Numerical investigation of turbulent entropy production rate in conical tubes fitted with a twisted-tape insert

Abstract

This paper investigates the turbulent entropy production rate of water flow in convergent and divergent pipes with and without twisted tape inserts for the first time. A carefully validated numerical model was adopted using Ansys-Fluent with k − ε model. The effect of Reynolds number (3 × 103 ≤ Re ≤ 4.5 × 105), diameter ratio (1.0, 1.5, 2.0, 3.0, and 5.0), and the presence of twisted tape inserts on entropy production rate (EPR) were examined. The result shows that the twisted tape insert increases the viscous entropy production rate (VEPR) but reduces the thermal entropy production rate (TEPR). Also, the TEPR is higher in the divergent pipe than in the convergent pipe. However, the opposite is the case for the VEPR. Furthermore, increasing the diameter ratio increases the divergent pipe's TEPR while decreases it in the convergent pipe.

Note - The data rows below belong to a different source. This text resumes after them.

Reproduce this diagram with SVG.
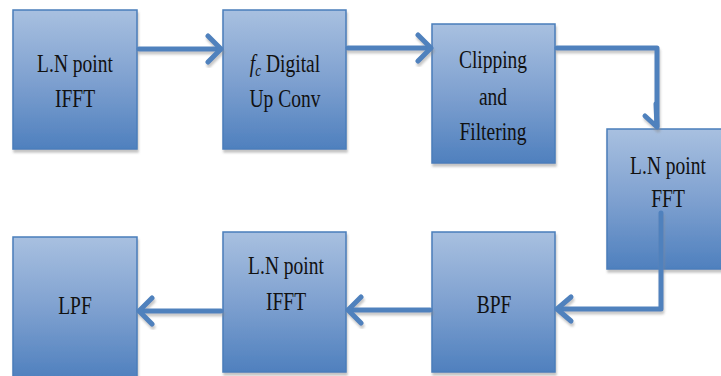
<svg xmlns="http://www.w3.org/2000/svg" width="721" height="376" viewBox="0 0 721 376">
<style>
.box{fill:url(#g);stroke:#4A7EBB;stroke-width:1.5;filter:url(#sh)}
.t{font-family:"Liberation Serif","Times New Roman",serif;font-size:25px;fill:#111;text-anchor:middle}
.c{fill:none;stroke:#4F81BD;stroke-width:5;stroke-linejoin:round;stroke-linecap:round;filter:url(#sh2)}
.a{fill:none;stroke:#4F81BD;stroke-width:5;stroke-linejoin:round;stroke-linecap:round}
</style>
<defs>
<linearGradient id="g" x1="0" y1="0" x2="0" y2="1">
<stop offset="0" stop-color="#A8C0E0"/>
<stop offset="0.5" stop-color="#7FA1D0"/>
<stop offset="1" stop-color="#4F80BE"/>
</linearGradient>
<filter id="sh" x="-10%" y="-10%" width="130%" height="130%">
<feDropShadow dx="1" dy="3" stdDeviation="1" flood-color="#888" flood-opacity="0.5"/>
</filter>
<filter id="sh2" x="-20%" y="-20%" width="140%" height="140%">
<feDropShadow dx="1" dy="3" stdDeviation="1" flood-color="#888" flood-opacity="0.45"/>
</filter>
</defs>
<rect width="721" height="376" fill="#fff"/>
<g id="n1"><rect class="box" x="13" y="10" width="124" height="139"/>
<text class="t" transform="translate(75,72) scale(0.78,1)">L.N point</text>
<text class="t" transform="translate(75,107) scale(0.78,1)">IFFT</text></g>
<g id="n2"><rect class="box" x="223" y="10" width="123" height="139"/>
<text class="t" transform="translate(285,72) scale(0.78,1)"><tspan font-style="italic">f</tspan><tspan font-style="italic" font-size="17" dy="4">c</tspan><tspan dy="-4"> Digital</tspan></text>
<text class="t" transform="translate(285,107) scale(0.78,1)">Up Conv</text></g>
<g id="n3"><rect class="box" x="432" y="24" width="123" height="139"/>
<text class="t" transform="translate(493,68) scale(0.78,1)">Clipping</text>
<text class="t" transform="translate(493,105) scale(0.78,1)">and</text>
<text class="t" transform="translate(493,140) scale(0.78,1)">Filtering</text></g>
<g id="n4"><rect class="box" x="607" y="129" width="118" height="140"/>
<text class="t" transform="translate(668,174) scale(0.78,1)">L.N point</text>
<text class="t" transform="translate(668,207) scale(0.78,1)">FFT</text></g>
<g id="n5"><rect class="box" x="432" y="232" width="123" height="140"/>
<text class="t" transform="translate(494,313) scale(0.78,1)">BPF</text></g>
<g id="n6"><rect class="box" x="223" y="232" width="123" height="140"/>
<text class="t" transform="translate(286,274) scale(0.78,1)">L.N point</text>
<text class="t" transform="translate(286,310) scale(0.78,1)">IFFT</text></g>
<g id="n7"><rect class="box" x="13" y="237" width="124" height="142"/>
<text class="t" transform="translate(75,314) scale(0.78,1)">LPF</text></g>
<g id="connectors">
<g class="c"><path d="M139,49 H220"/><path class="a" d="M208,36 L221,49 L208,62"/></g>
<g class="c"><path d="M348,48 H430"/><path class="a" d="M418,35 L431,48 L418,61"/></g>
<g class="c"><path d="M557,48 H657 V126"/><path class="a" d="M645,116 L657,127 L656,104"/></g>
<g class="c"><path d="M661,213 V309 H558"/><path class="a" d="M571,297 L557,309 L571,321"/></g>
<g class="c"><path d="M430,310 H349"/><path class="a" d="M361,297 L348,310 L361,323"/></g>
<g class="c"><path d="M221,311 H140"/><path class="a" d="M152,298 L139,311 L152,324"/></g>
</g>
</svg>
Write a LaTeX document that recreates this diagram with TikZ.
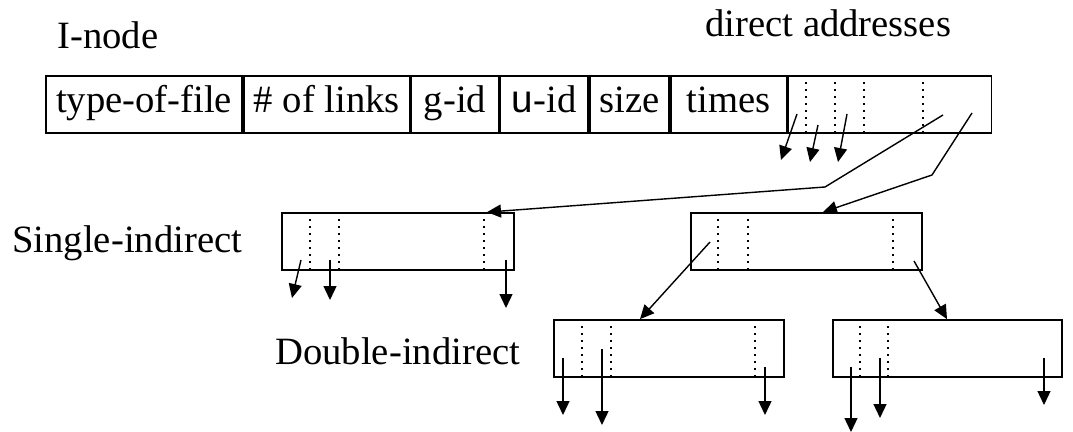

The ratio of TEPR in divergent pipe of diameter ratio 3 to a similar one of diameter ratio 1.5 is 1.26. The corresponding value in converging pipes is 0.96. The combination between the conical tube configurations and TT significantly influences the entropy characteristics. Lastly, two new correlations based on response surface methodology were developed to estimate EPR in convergent and divergent pipes with twisted tape inserts. The results show that the Reynolds number, diameter ratio, and interaction between the two are statistically significant to EPR.